Wholesale price cannibalisation poses the most significant threat to Europe’s utility-scale solar industry, a panel of investors has heard.
Speaking at today’s Solar Finance & Investment Europe conference, organised by PV Tech publisher Solar Media, Michael Ebner, managing director for infrastructure at investment giant KGAL, said that the prospect of “unknown cannibalisation”, caused by an influx of zero marginal cost renewables on European grids, was the “threat to the industry” as deployment looks set to accelerate.
The potential for price cannibalisation has been raised before but has grown in prominence as markets throughout Europe emerge from subsidy-backed regimes and embrace business models centred around merchant power sales.
This has caused significant volatility with power price curves, Ebner said, with other investors on the panel remarking on how even the most pessimistic of price curves from years ago would appear optimistic if published today.
Ebner did, however, conclude that of all renewable generating technologies, it was solar – hallmarked by its continuing declines in price – that could hurdle cannibalisation.
Isabella Pacheco, director for renewable power at BlackRock Real Assets, echoed Ebner’s sentiments, adding however that asset managers would need to adapt more sophisticated approaches to power pricing as the market continued to evolve.
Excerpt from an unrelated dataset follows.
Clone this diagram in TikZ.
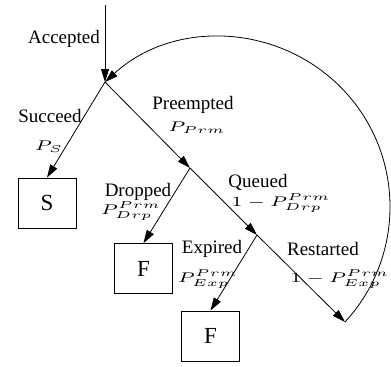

But this too requires a degree of balance. Pacheco also remarked that complicated power sales strategies comprising various moving parts only stood to put off investors, with many financiers favouring a standard, stable power purchase agreement, preferably with utilities.
Giovanni Terranova, managing partner at solar investor Bluefield LLP, meanwhile pointed to a separate risk – changes to the European Union’s priority dispatch rule that ensures power from renewable sources is procured ahead of other sources.
Existing assets will maintain their priority dispatch rights but, from 2021, newly-built systems with capacity in excess of 400kW will lose that right. This, Terranova said, added “volume risk to price risk” for future plants, but ultimately concluded that given the “changing world” of electricity generation, coupled with international renewable energy targets, such a change was unavoidable.